* [What is expected]:
The lines from the top of the material below through the line containing "(12.8pt,-4.5pt) -- (620pt,-4.5pt);" are to be printed exactly, with pictures omitted.

------------------------------

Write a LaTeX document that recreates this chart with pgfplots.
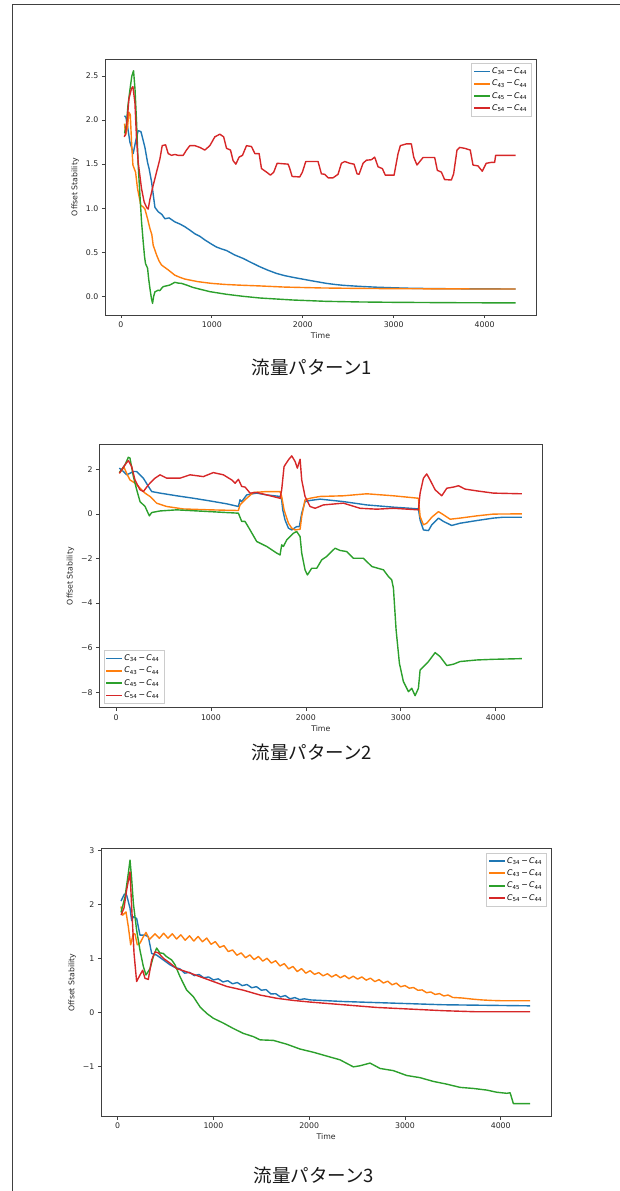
\documentclass[border=0pt]{standalone}
\usepackage{fontspec}
\setmainfont{DejaVu Sans}
\newfontfamily\cjk{Noto Sans CJK JP}
\usepackage{pgfplots}
\pgfplotsset{compat=1.18}
\definecolor{c1}{HTML}{1F77B4}
\definecolor{c2}{HTML}{FF7F0E}
\definecolor{c3}{HTML}{2CA02C}
\definecolor{c4}{HTML}{D62728}
\newcommand{\lab}[1]{\textit{C}\textsubscript{#1}\,−\,\textit{C}\textsubscript{44}}
\pgfplotsset{myax/.style={scale only axis,
  axis line style={black!75, line width=0.7pt},
  tick align=outside, xtick pos=left, ytick pos=left,
  major tick length=3.2pt, tick style={black!75, line width=0.7pt},
  ticklabel style={font=\fontsize{7.8}{9}\selectfont, text=black!85},
  label style={font=\fontsize{7.8}{9}\selectfont, text=black!85},
  xlabel=Time, ylabel=Offset Stability,
  xlabel style={yshift=2pt},
  legend style={font=\fontsize{7.8}{9}\selectfont, draw=black!20, row sep=1pt, inner sep=2.5pt},
  legend cell align=left,
  legend image code/.code={\fill[#1, draw=none] (0pt,-0.9pt) rectangle (16pt,0.9pt);},
  every axis plot/.append style={line width=1.4pt, line join=round},
  xtick={0,1000,2000,3000,4000}, xticklabels={0,1000,2000,3000,4000},
}}
\begin{document}
\begin{tikzpicture}
\path[use as bounding box] (0,0) rectangle (619pt,-1191pt);
\draw[black!75, line width=0.9pt] (12.8pt,-1192pt) -- (12.8pt,-4.5pt) -- (620pt,-4.5pt);

% ---------- Plot 1 ----------
\begin{axis}[myax, at={(105pt,-315pt)}, anchor=south west, width=431pt, height=255.7pt,
  xmin=-175, xmax=4565, ymin=-0.212, ymax=2.69,
  ytick={0,0.5,1,1.5,2,2.5}, yticklabels={0.0,0.5,1.0,1.5,2.0,2.5},
  legend style={at={(0.99,0.985)}, anchor=north east}]
\addplot[c1] coordinates {(40,2.05)(55,2.03)(70,1.95)(99,1.75)(120,1.68)(135,1.62)(160,1.75)(190,1.88)(220,1.87)(264,1.69)(293,1.52)(310,1.45)(337,1.30)(374,1.01)(410,0.96)(450,0.93)(484,0.88)(530,0.89)(593,0.845)(650,0.82)(703,0.79)(760,0.75)(813,0.71)(870,0.68)(923,0.64)(1000,0.59)(1050,0.56)(1100,0.54)(1161,0.52)(1250,0.47)(1344,0.43)(1430,0.385)(1527,0.336)(1620,0.295)(1711,0.26)(1800,0.235)(1894,0.215)(2000,0.195)(2077,0.18)(2160,0.165)(2260,0.147)(2350,0.135)(2443,0.125)(2626,0.113)(2800,0.104)(2993,0.097)(3200,0.091)(3500,0.087)(3800,0.085)(4100,0.084)(4341,0.083)};
\addlegendentry{\lab{34}}
\addplot[c2] coordinates {(40,1.96)(51,1.83)(73,1.92)(88,2.09)(103,2.06)(117,1.75)(132,1.49)(161,1.41)(183,1.22)(220,1.03)(240,1.02)(264,0.99)(293,0.88)(319,0.77)(340,0.70)(355,0.58)(392,0.47)(420,0.40)(447,0.355)(520,0.30)(593,0.24)(650,0.215)(703,0.196)(780,0.18)(850,0.166)(996,0.147)(1143,0.135)(1300,0.127)(1527,0.118)(1800,0.105)(2200,0.095)(2600,0.09)(3000,0.087)(3600,0.084)(4341,0.083)};
\addlegendentry{\lab{43}}
\addplot[c3] coordinates {(40,1.85)(60,1.95)(77,2.16)(100,2.35)(120,2.50)(139,2.56)(155,2.35)(172,1.98)(190,1.49)(209,1.15)(227,0.845)(245,0.62)(260,0.45)(271,0.37)(293,0.32)(305,0.2)(319,0.09)(335,-0.02)(348,-0.08)(360,0.0)(374,0.05)(410,0.07)(428,0.064)(447,0.09)(465,0.11)(538,0.128)(593,0.159)(630,0.15)(667,0.147)(730,0.125)(795,0.10)(880,0.078)(978,0.053)(1161,0.023)(1344,0.0)(1527,-0.019)(1894,-0.042)(2260,-0.057)(2626,-0.064)(2993,-0.068)(3600,-0.072)(4341,-0.075)};
\addlegendentry{\lab{45}}
\addplot[c4] coordinates {(36,1.81)(51,1.84)(73,2.05)(88,2.24)(117,2.36)(132,2.38)(154,2.20)(172,1.79)(190,1.52)(227,1.22)(256,1.07)(282,1.01)(300,0.99)(319,1.10)(355,1.26)(392,1.41)(429,1.56)(454,1.71)(491,1.72)(520,1.62)(557,1.60)(593,1.61)(630,1.60)(685,1.60)(721,1.66)(758,1.71)(813,1.71)(868,1.69)(923,1.66)(978,1.71)(1033,1.81)(1088,1.84)(1130,1.81)(1161,1.68)(1205,1.66)(1234,1.54)(1264,1.50)(1300,1.58)(1337,1.60)(1381,1.71)(1436,1.70)(1473,1.62)(1520,1.62)(1546,1.45)(1601,1.41)(1645,1.375)(1681,1.41)(1718,1.51)(1839,1.50)(1857,1.45)(1883,1.36)(1967,1.355)(1996,1.41)(2033,1.53)(2168,1.53)(2205,1.39)(2242,1.385)(2278,1.345)(2333,1.345)(2388,1.385)(2425,1.51)(2462,1.53)(2516,1.51)(2564,1.50)(2597,1.39)(2619,1.385)(2663,1.51)(2700,1.545)(2755,1.55)(2791,1.58)(2828,1.47)(2875,1.45)(2908,1.375)(3004,1.375)(3048,1.62)(3073,1.71)(3139,1.73)(3194,1.73)(3220,1.58)(3256,1.49)(3322,1.575)(3451,1.575)(3480,1.43)(3524,1.41)(3560,1.325)(3634,1.32)(3659,1.39)(3696,1.66)(3725,1.69)(3780,1.68)(3842,1.66)(3872,1.49)(3927,1.48)(3974,1.42)(4018,1.51)(4073,1.52)(4110,1.52)(4121,1.60)(4341,1.60)};
\addlegendentry{\lab{54}}
\end{axis}
\node[font=\cjk\fontsize{18.5}{21}\selectfont, text=black!90] at (311.7pt,-367.5pt) {流量パターン1};

% ---------- Plot 2 ----------
\begin{axis}[myax, at={(99.3pt,-707.7pt)}, anchor=south west, width=443pt, height=263pt,
  xmin=-176, xmax=4490, ymin=-8.69, ymax=3.10,
  ytick={-8,-6,-4,-2,0,2}, yticklabels={−8,−6,−4,−2,0,2},
  legend style={at={(0.01,0.015)}, anchor=south west}]
\addplot[c1] coordinates {(35,2.05)(77,1.9)(112,1.75)(147,1.82)(183,1.9)(218,1.9)(253,1.75)(288,1.6)(341,1.23)(376,1.0)(464,0.93)(639,0.81)(815,0.70)(990,0.58)(1166,0.45)(1289,0.33)(1306,0.63)(1324,0.55)(1377,0.85)(1412,0.88)(1482,0.93)(1587,0.85)(1728,0.78)(1745,0.63)(1756,0.18)(1780,-0.27)(1816,-0.64)(1851,-0.72)(1903,-0.57)(1931,-0.57)(1956,0.03)(1991,0.55)(2044,0.6)(2149,0.66)(2395,0.55)(2641,0.40)(2922,0.30)(3097,0.25)(3185,0.22)(3203,-0.27)(3238,-0.72)(3291,-0.75)(3326,-0.49)(3396,-0.19)(3449,-0.34)(3536,-0.52)(3624,-0.42)(3800,-0.30)(3975,-0.19)(4081,-0.15)(4274,-0.15)};
\addlegendentry{\lab{34}}
\addplot[c2] coordinates {(35,1.82)(84,2.09)(112,1.82)(147,1.52)(200,1.38)(253,1.15)(306,0.93)(358,0.78)(428,0.48)(534,0.33)(709,0.22)(990,0.18)(1289,0.15)(1306,0.40)(1377,0.70)(1447,0.96)(1587,1.0)(1728,1.0)(1745,0.78)(1770,0.18)(1816,-0.42)(1851,-0.64)(1886,-0.72)(1939,-0.69)(1956,-0.12)(1991,0.63)(2044,0.70)(2149,0.78)(2395,0.81)(2641,0.90)(2922,0.81)(3185,0.70)(3203,-0.12)(3238,-0.49)(3273,-0.42)(3326,-0.15)(3396,0.10)(3449,-0.04)(3519,-0.24)(3624,-0.19)(3800,-0.09)(3975,-0.01)(4274,0.0)};
\addlegendentry{\lab{43}}
\addplot[c3] coordinates {(35,1.85)(95,2.2)(130,2.54)(147,2.5)(183,1.67)(218,1.08)(253,0.55)(306,0.33)(351,-0.09)(376,0.06)(464,0.13)(639,0.18)(990,0.1)(1289,0.03)(1324,-0.34)(1359,-0.34)(1412,-0.72)(1482,-1.24)(1587,-1.46)(1693,-1.76)(1728,-1.84)(1745,-1.39)(1763,-1.46)(1798,-1.17)(1868,-0.87)(1903,-0.79)(1939,-1.02)(1956,-1.76)(1991,-2.51)(2016,-2.74)(2061,-2.44)(2114,-2.44)(2167,-2.06)(2219,-1.91)(2307,-1.54)(2360,-1.64)(2430,-1.69)(2500,-1.99)(2606,-1.99)(2694,-2.36)(2817,-2.51)(2869,-2.81)(2904,-2.96)(2922,-3.33)(2950,-5.2)(2985,-6.70)(3027,-7.52)(3080,-7.97)(3115,-7.82)(3150,-8.15)(3185,-7.82)(3203,-7.0)(3238,-6.85)(3291,-6.62)(3361,-6.22)(3414,-6.40)(3484,-6.80)(3554,-6.74)(3624,-6.62)(3800,-6.55)(3975,-6.52)(4274,-6.49)};
\addlegendentry{\lab{45}}
\addplot[c4] coordinates {(35,1.82)(95,2.2)(130,2.39)(165,2.12)(200,1.52)(253,1.08)(288,1.0)(341,1.30)(411,1.6)(464,1.75)(534,1.6)(674,1.6)(780,1.75)(920,1.67)(1025,1.85)(1131,1.75)(1219,1.52)(1254,1.37)(1289,1.55)(1324,1.23)(1359,1.2)(1412,0.93)(1482,0.96)(1587,0.85)(1728,0.70)(1745,1.08)(1770,2.12)(1816,2.42)(1851,2.6)(1886,2.35)(1910,2.05)(1939,2.45)(1956,1.52)(1991,0.78)(2044,0.33)(2097,0.25)(2184,0.40)(2395,0.48)(2571,0.25)(2746,0.21)(2922,0.25)(3185,0.18)(3203,0.93)(3238,1.6)(3273,1.79)(3308,1.52)(3361,1.08)(3431,0.81)(3484,1.15)(3554,1.2)(3607,1.26)(3677,1.11)(3800,1.03)(3975,0.93)(4274,0.90)};
\addlegendentry{\lab{54}}
\end{axis}
\node[font=\cjk\fontsize{18.5}{21}\selectfont, text=black!90] at (312pt,-752pt) {流量パターン2};

% ---------- Plot 3 ----------
\begin{axis}[myax, at={(101pt,-1116.3pt)}, anchor=south west, width=450.3pt, height=267.6pt,
  xmin=-174, xmax=4528, ymin=-1.926, ymax=3.03,
  ytick={-1,0,1,2,3}, yticklabels={−1,0,1,2,3},
  legend style={at={(0.99,0.985)}, anchor=north east}]
\addplot[c1] coordinates {(35,2.06)(70,2.19)(94,2.17)(129,1.93)(146,1.70)(164,1.77)(198,1.74)(233,1.43)(285,1.43)(320,1.40)(355,1.09)(407,1.06)(477,0.97)(547,0.88)(600,0.83)(650,0.805)(700,0.725)(750,0.74)(800,0.68)(850,0.70)(900,0.64)(950,0.655)(1000,0.60)(1050,0.62)(1100,0.563)(1150,0.586)(1200,0.528)(1250,0.552)(1300,0.494)(1350,0.515)(1400,0.455)(1450,0.475)(1500,0.41)(1550,0.42)(1600,0.34)(1650,0.345)(1700,0.285)(1750,0.31)(1800,0.25)(1850,0.273)(1900,0.235)(1950,0.25)(2009,0.23)(2357,0.20)(2879,0.17)(3401,0.14)(4306,0.12)};
\addlegendentry{\lab{34}}
\addplot[c2] coordinates {(35,1.96)(52,1.80)(87,1.86)(111,1.59)(136,1.25)(164,1.46)(181,1.45)(205,1.25)(233,1.28)(268,1.40)(296,1.48)(331,1.35)(390,1.455)(435,1.37)(480,1.465)(525,1.373)(570,1.455)(615,1.358)(660,1.435)(705,1.335)(750,1.418)(795,1.32)(840,1.405)(885,1.307)(930,1.375)(975,1.26)(1020,1.309)(1065,1.203)(1110,1.235)(1155,1.125)(1200,1.155)(1245,1.058)(1290,1.101)(1335,1.011)(1380,1.063)(1425,0.977)(1470,1.034)(1515,0.949)(1560,1.001)(1605,0.912)(1650,0.955)(1695,0.858)(1740,0.901)(1785,0.804)(1830,0.85)(1875,0.755)(1920,0.809)(1965,0.725)(2010,0.771)(2055,0.703)(2100,0.735)(2145,0.675)(2190,0.715)(2235,0.655)(2280,0.699)(2325,0.64)(2370,0.681)(2415,0.623)(2460,0.669)(2505,0.615)(2550,0.655)(2595,0.596)(2640,0.633)(2685,0.569)(2730,0.606)(2775,0.542)(2820,0.577)(2865,0.509)(2910,0.541)(2955,0.473)(3000,0.495)(3045,0.447)(3090,0.459)(3135,0.408)(3180,0.415)(3225,0.363)(3270,0.377)(3315,0.33)(3360,0.347)(3405,0.303)(3450,0.32)(3500,0.275)(3600,0.265)(3700,0.245)(3800,0.23)(3900,0.22)(4000,0.215)(4306,0.215)};
\addlegendentry{\lab{43}}
\addplot[c3] coordinates {(35,1.85)(77,2.14)(111,2.57)(129,2.82)(145,2.5)(164,2.02)(198,1.52)(233,1.15)(268,0.85)(296,0.69)(338,0.81)(372,1.03)(407,1.19)(442,1.10)(477,1.09)(512,1.03)(564,0.97)(599,0.88)(651,0.66)(721,0.41)(790,0.29)(860,0.10)(930,-0.02)(999,-0.11)(1104,-0.20)(1208,-0.30)(1312,-0.39)(1417,-0.45)(1487,-0.51)(1626,-0.52)(1765,-0.59)(1904,-0.68)(2044,-0.74)(2183,-0.81)(2322,-0.88)(2461,-1.01)(2531,-0.99)(2635,-0.94)(2740,-1.04)(2879,-1.08)(3018,-1.17)(3157,-1.21)(3297,-1.28)(3436,-1.33)(3575,-1.39)(3714,-1.41)(3854,-1.44)(3958,-1.48)(4063,-1.50)(4098,-1.49)(4132,-1.69)(4306,-1.69)};
\addlegendentry{\lab{45}}
\addplot[c4] coordinates {(35,1.80)(66,1.93)(94,2.27)(129,2.60)(146,1.96)(171,1.09)(198,0.57)(233,0.69)(261,0.78)(285,0.63)(320,0.61)(355,0.97)(390,1.12)(425,1.10)(477,1.0)(547,0.91)(616,0.81)(721,0.75)(860,0.66)(999,0.57)(1138,0.48)(1312,0.41)(1487,0.32)(1661,0.26)(1835,0.22)(2009,0.19)(2357,0.14)(2705,0.09)(3053,0.06)(3401,0.03)(3749,0.01)(4306,0.01)};
\addlegendentry{\lab{54}}
\end{axis}
\node[font=\cjk\fontsize{18.5}{21}\selectfont, text=black!90] at (314pt,-1175pt) {流量パターン3};
\end{tikzpicture}
\end{document}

------------------------------

* [Solution to the exercise]:
Write a LaTeX document that recreates this chart with pgfplots.
\documentclass[border=0pt]{standalone}
\usepackage{fontspec}
\setmainfont{DejaVu Sans}
\newfontfamily\cjk{Noto Sans CJK JP}
\usepackage{pgfplots}
\pgfplotsset{compat=1.18}
\definecolor{c1}{HTML}{1F77B4}
\definecolor{c2}{HTML}{FF7F0E}
\definecolor{c3}{HTML}{2CA02C}
\definecolor{c4}{HTML}{D62728}
\newcommand{\lab}[1]{\textit{C}\textsubscript{#1}\,−\,\textit{C}\textsubscript{44}}
\pgfplotsset{myax/.style={scale only axis,
  axis line style={black!75, line width=0.7pt},
  tick align=outside, xtick pos=left, ytick pos=left,
  major tick length=3.2pt, tick style={black!75, line width=0.7pt},
  ticklabel style={font=\fontsize{7.8}{9}\selectfont, text=black!85},
  label style={font=\fontsize{7.8}{9}\selectfont, text=black!85},
  xlabel=Time, ylabel=Offset Stability,
  xlabel style={yshift=2pt},
  legend style={font=\fontsize{7.8}{9}\selectfont, draw=black!20, row sep=1pt, inner sep=2.5pt},
  legend cell align=left,
  legend image code/.code={\fill[#1, draw=none] (0pt,-0.9pt) rectangle (16pt,0.9pt);},
  every axis plot/.append style={line width=1.4pt, line join=round},
  xtick={0,1000,2000,3000,4000}, xticklabels={0,1000,2000,3000,4000},
}}
\begin{document}
\begin{tikzpicture}
\path[use as bounding box] (0,0) rectangle (619pt,-1191pt);
\draw[black!75, line width=0.9pt] (12.8pt,-1192pt) -- (12.8pt,-4.5pt) -- (620pt,-4.5pt);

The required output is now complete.